Plotting code records

-- Start --

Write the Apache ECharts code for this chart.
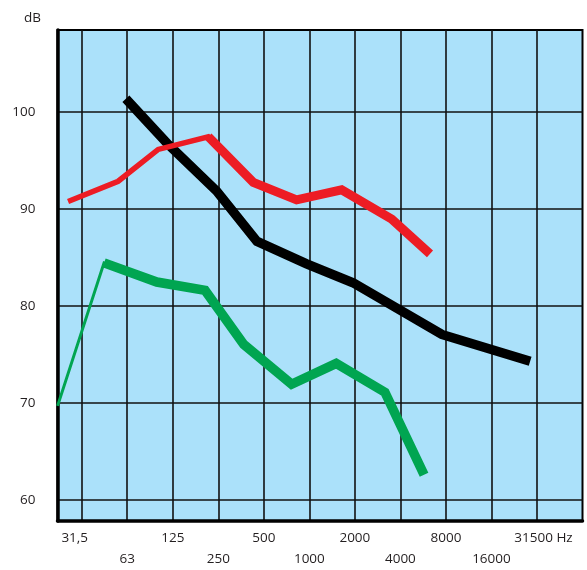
<!DOCTYPE html>
<html>
<head>
<meta charset="utf-8">
<script src="https://cdn.jsdelivr.net/npm/echarts@6/dist/echarts.min.js"></script>
<style>
html,body{margin:0;padding:0;background:#fff;}
#chart{width:587px;height:570px;}
</style>
</head>
<body>
<div id="chart"></div>
<script>
// Tick positions (octave index) and their labels
const xTicks = [0, 1, 2, 3, 4, 5, 6, 7, 8, 9, 10];
const freqLabels = ['31,5', '63', '125', '250', '500', '1000', '2000', '4000', '8000', '16000', '31500'];
const yTicks = [60, 70, 80, 90, 100];

// Series values: x in octaves from 31,5 Hz, y in dB
const blackX = [0.97, 1.90, 2.96, 3.85, 4.94, 5.96, 7.91, 9.85];
const blackY = [101.36, 96.65, 91.86, 86.65, 84.34, 82.39, 77.06, 74.29];

const redX = [-0.30, 0.80, 1.68, 2.78, 3.77, 4.72, 5.71, 6.81, 7.65];
const redY = [90.77, 92.85, 96.13, 97.44, 92.72, 90.93, 91.96, 88.95, 85.36];

const greenX = [-0.53, 0.49, 1.65, 2.71, 3.56, 4.61, 5.59, 6.66, 7.52];
const greenY = [69.7, 84.44, 82.46, 81.6, 76.03, 71.93, 74.08, 71.1, 62.6];

const upperTicks = xTicks.filter((t, i) => i % 2 === 0);
const lowerTicks = xTicks.filter((t, i) => i % 2 === 1);

function pts(xs, ys, from, to) {
  const out = [];
  for (let i = from; i <= to; i++) out.push([xs[i], ys[i]]);
  return out;
}

function lineSeries(data, color, width) {
  return {
    type: 'line',
    xAxisIndex: 0,
    data: data,
    symbol: 'none',
    silent: true,
    clip: true,
    lineStyle: { color: color, width: width, join: 'miter', cap: 'butt' }
  };
}

const RED = '#ed1c24', GREEN = '#00a551', BLACK = '#000000';
const TXT = '#231f20';
const FONT = 'Open Sans';
const FS = 13.5;

function freqFormatter(v) {
  const i = xTicks.indexOf(Math.round(v));
  if (i < 0) return '';
  const s = freqLabels[i];
  if (i === 0) return '{p|' + s + '}';
  if (i === xTicks.length - 1) return '{q|' + s + ' Hz}';
  return s;
}

const XMIN = -0.532, XMAX = 11.0;

const chart = echarts.init(document.getElementById('chart'), null, { renderer: 'canvas' });
chart.setOption({
  animation: false,
  title: {
    text: 'dB', left: 19, top: 6,
    textStyle: { fontFamily: FONT, fontSize: FS, fontWeight: 'normal', color: TXT }
  },
  grid: {
    left: 57.5, top: 30, width: 525, height: 493.5,
    show: true, backgroundColor: '#abe1fa', borderColor: '#000', borderWidth: 2
  },
  xAxis: [{
    type: 'value', min: XMIN, max: XMAX, position: 'bottom',
    axisLine: { show: true, onZero: false, lineStyle: { color: '#000', width: 3.5 } },
    axisTick: { show: false, customValues: xTicks },
    splitLine: { show: true, lineStyle: { color: '#111', width: 1.6 } },
    axisLabel: {
      customValues: upperTicks,
      hideOverlap: false, showMinLabel: true, showMaxLabel: true,
      margin: 6,
      fontFamily: FONT, fontSize: FS, color: TXT, lineHeight: 21.5,
      formatter: freqFormatter,
      rich: {
        p: { fontFamily: FONT, fontSize: FS, color: TXT, lineHeight: 21.5, padding: [0, 14, 0, 0] },
        q: { fontFamily: FONT, fontSize: FS, color: TXT, lineHeight: 21.5, padding: [0, 0, 0, 13] }
      }
    }
  }, {
    type: 'value', min: XMIN, max: XMAX, position: 'bottom', offset: 21.5,
    axisLine: { show: false, onZero: false },
    axisTick: { show: false, customValues: lowerTicks },
    splitLine: { show: false },
    axisLabel: {
      customValues: lowerTicks,
      hideOverlap: false, showMinLabel: true, showMaxLabel: true,
      margin: 6,
      fontFamily: FONT, fontSize: FS, color: TXT, lineHeight: 21.5,
      formatter: freqFormatter
    }
  }],
  yAxis: {
    type: 'value', min: 57.83, max: 108.44,
    axisLine: { show: true, onZero: false, lineStyle: { color: '#000', width: 3.5 } },
    axisTick: { show: false, customValues: yTicks },
    splitLine: { show: true, lineStyle: { color: '#111', width: 1.6 } },
    axisLabel: {
      customValues: yTicks,
      hideOverlap: false, showMinLabel: true, showMaxLabel: true,
      margin: 22,
      fontFamily: FONT, fontSize: FS, color: TXT
    }
  },
  series: [
    lineSeries(pts(blackX, blackY, 0, blackX.length - 1), BLACK, 9.5),
    lineSeries(pts(redX, redY, 0, 4), RED, 5.5),
    lineSeries(pts(redX, redY, 3, redX.length - 1), RED, 9),
    lineSeries(pts(greenX, greenY, 0, 2), GREEN, 3),
    lineSeries(pts(greenX, greenY, 1, greenX.length - 1), GREEN, 9.5)
  ]
});
</script>
</body>
</html>
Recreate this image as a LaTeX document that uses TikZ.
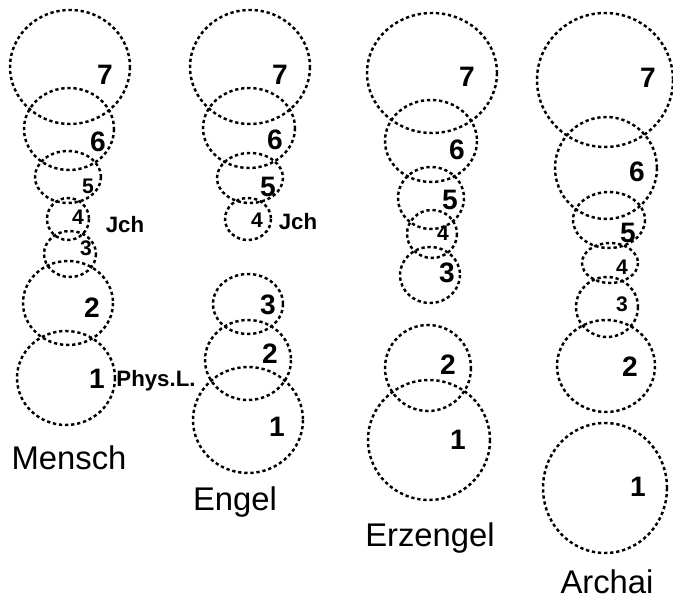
\documentclass[tikz,border=0pt]{standalone}
\usepackage{fontspec}
\setmainfont{Liberation Sans}
\usepackage{tikz}
\usetikzlibrary{positioning}

\begin{document}
\begin{tikzpicture}[
        x=0.3mm, y=-0.3mm,
        ring/.style={line width=2.1pt, dash pattern=on 2.8pt off 2.4pt},
        num/.style={font=\fontsize{24}{24}\selectfont\bfseries, inner sep=0pt},
        smallnum/.style={font=\fontsize{18}{18}\selectfont\bfseries, inner sep=0pt},
        tag/.style={font=\fontsize{19}{19}\selectfont\bfseries, inner sep=0pt},
        title/.style={font=\fontsize{28}{28}\selectfont, inner sep=0pt}
    ]
        \useasboundingbox (0,0) rectangle (673,605);

        % Column 1: Mensch
        \draw[ring] (70,67) ellipse [x radius=60, y radius=57];
        \draw[ring] (69,129) ellipse [x radius=45, y radius=41];
        \draw[ring] (68,177) ellipse [x radius=33, y radius=26];
        \draw[ring] (68,219) ellipse [x radius=21, y radius=21];
        \draw[ring] (70,254) ellipse [x radius=26, y radius=23];
        \draw[ring] (68,303) ellipse [x radius=45, y radius=42];
        \draw[ring] (66,378) ellipse [x radius=49, y radius=47];
        \node[num] (m7) at (105,75) {7};
        \node[num] (m6) at (98,142) {6};
        \node[smallnum] (m5) at (88,186) {5};
        \node[smallnum] (m4) at (78,217) {4};
        \node[smallnum] (m3) at (86,248) {3};
        \node[num] (m2) at (92,308) {2};
        \node[num] (m1) at (97,379) {1};
        \node[tag] (mich) at (125,225) {Jch};
        \node[tag] (mphys) at (156,381) {Phys.L.};
        \node[title] (mensch) at (69,458) {Mensch};

        % Column 2: Engel
        \draw[ring] (250,67) ellipse [x radius=60, y radius=57];
        \draw[ring] (249,128) ellipse [x radius=46, y radius=40];
        \draw[ring] (250,178) ellipse [x radius=33, y radius=25];
        \draw[ring] (248,219) ellipse [x radius=23, y radius=21];
        \draw[ring] (248,304) ellipse [x radius=35, y radius=30];
        \draw[ring] (248,360) ellipse [x radius=43, y radius=40];
        \draw[ring] (248,420) ellipse [x radius=55, y radius=53];
        \node[num] (e7) at (280,75) {7};
        \node[num] (e6) at (275,140) {6};
        \node[num] (e5) at (268,187) {5};
        \node[smallnum] (e4) at (257,220) {4};
        \node[tag] (eich) at (298,222) {Jch};
        \node[num] (e3) at (268,305) {3};
        \node[num] (e2) at (270,354) {2};
        \node[num] (e1) at (277,427) {1};
        \node[title] (engel) at (235,502) {Engel};

        % Column 3: Erzengel
        \draw[ring] (432,73) ellipse [x radius=65, y radius=60];
        \draw[ring] (431,141) ellipse [x radius=46, y radius=41];
        \draw[ring] (431,198) ellipse [x radius=33, y radius=31];
        \draw[ring] (432,234) ellipse [x radius=25, y radius=24];
        \draw[ring] (430,275) ellipse [x radius=30, y radius=28];
        \draw[ring] (428,368) ellipse [x radius=43, y radius=43];
        \draw[ring] (429,440) ellipse [x radius=61, y radius=60];
        \node[num] (z7) at (467,77) {7};
        \node[num] (z6) at (457,150) {6};
        \node[num] (z5) at (450,200) {5};
        \node[smallnum] (z4) at (443,233) {4};
        \node[num] (z3) at (447,273) {3};
        \node[num] (z2) at (448,365) {2};
        \node[num] (z1) at (458,440) {1};
        \node[title] (erzengel) at (430,538) {Erzengel};

        % Column 4: Archai
        \draw[ring] (605,80) ellipse [x radius=68, y radius=67];
        \draw[ring] (606,168) ellipse [x radius=51, y radius=51];
        \draw[ring] (609,220) ellipse [x radius=36, y radius=28];
        \draw[ring] (610,263) ellipse [x radius=28, y radius=20];
        \draw[ring] (607,307) ellipse [x radius=31, y radius=30];
        \draw[ring] (606,366) ellipse [x radius=49, y radius=46];
        \draw[ring] (605,488) ellipse [x radius=62, y radius=65];
        \node[num] (a7) at (648,78) {7};
        \node[num] (a6) at (637,172) {6};
        \node[num] (a5) at (628,233) {5};
        \node[smallnum] (a4) at (622,267) {4};
        \node[smallnum] (a3) at (622,304) {3};
        \node[num] (a2) at (630,367) {2};
        \node[num] (a1) at (638,487) {1};
        \node[title] (archai) at (607,582) {Archai};
    \end{tikzpicture}
\end{document}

-- End --

Prompt: Transcribe, from the records above, the first line and every line after it up to and including the line with "91.96, 88.95, 85.36];"; omit pictures.

Solved problem:
Write the Apache ECharts code for this chart.
<!DOCTYPE html>
<html>
<head>
<meta charset="utf-8">
<script src="https://cdn.jsdelivr.net/npm/echarts@6/dist/echarts.min.js"></script>
<style>
html,body{margin:0;padding:0;background:#fff;}
#chart{width:587px;height:570px;}
</style>
</head>
<body>
<div id="chart"></div>
<script>
// Tick positions (octave index) and their labels
const xTicks = [0, 1, 2, 3, 4, 5, 6, 7, 8, 9, 10];
const freqLabels = ['31,5', '63', '125', '250', '500', '1000', '2000', '4000', '8000', '16000', '31500'];
const yTicks = [60, 70, 80, 90, 100];

// Series values: x in octaves from 31,5 Hz, y in dB
const blackX = [0.97, 1.90, 2.96, 3.85, 4.94, 5.96, 7.91, 9.85];
const blackY = [101.36, 96.65, 91.86, 86.65, 84.34, 82.39, 77.06, 74.29];

const redX = [-0.30, 0.80, 1.68, 2.78, 3.77, 4.72, 5.71, 6.81, 7.65];
const redY = [90.77, 92.85, 96.13, 97.44, 92.72, 90.93, 91.96, 88.95, 85.36];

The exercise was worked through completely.